Combining the two yields

The full ERD showing the many-to-one/one-to-many relationship.

One to one relationships

One to one relationships are less complicated than many-to-one because they’re simpler. Each participating entity gets to match up with only one other. We simply decorate each side of the relationship with ones.

NBA Players have a name, uniform number, and salary. NBA Teams have a unique name, location, and mascot. Teams consist of 12 players while a player must play on only one team. Head Coaches have a name and age. Each team has one head coach, and a coach coaches just one team.

We end up with the many-to-one ERD from above and add on the 1-to-1 relationship between Teams and Coaches.

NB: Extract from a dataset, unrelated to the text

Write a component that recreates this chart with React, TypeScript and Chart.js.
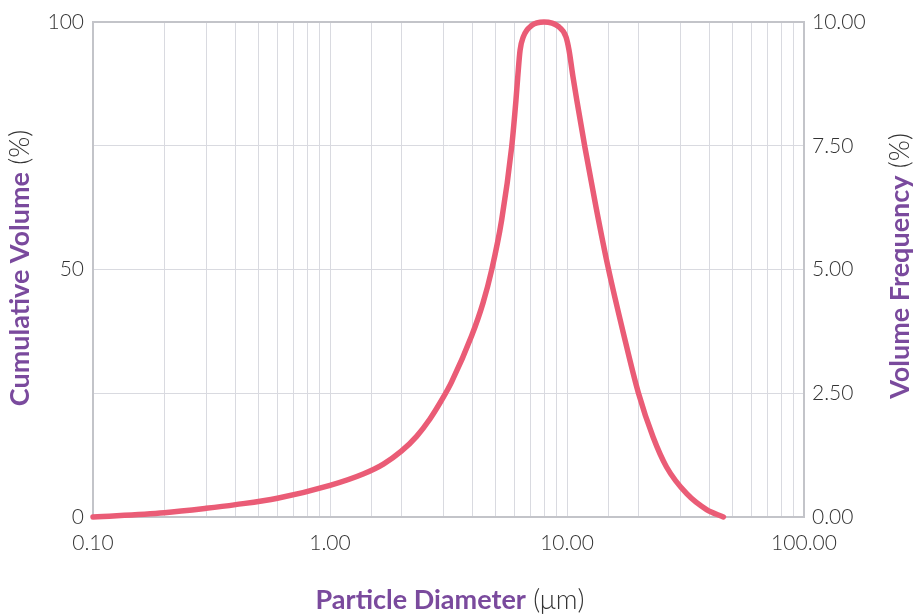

ERD showing a 1-to-1 relationship

What if the spec. doesn’t indicate cardinality?

Cardinality may not always be indicated in a spec. Perhaps the details haven’t been worked out yet, or perhaps they just aren’t considered important yet. It’s possible to see a spec describe a relationship like “Students take courses. A student can take up to 5 courses. A course will contain at most 20 students.” In this case we could spot the cardinality for each entity as “many” because the upper limits are all more than 1, being 5 and 20.

With a spec like “Students take courses. A student can take up to 5 courses” we can determine cardinality for Students but not for courses. We must make an assumption. The rule of thumb for making these assumptions is to choose the most general (least constraining) possibility in the absence of information.

With the least constrained spec “Students take courses” we have to assume cardinality and ordinality for both entities. We choose a cardinality of many and an ordinality of partial participation for both.

Finally, when the information is not known, some practitioners prefer to not decorate the diagram. The single line/partial participation is the default, so an ordinality of 0 is still assumed. But they only decorate the diagram when cardinality is known, and they leave it blank when it is not known.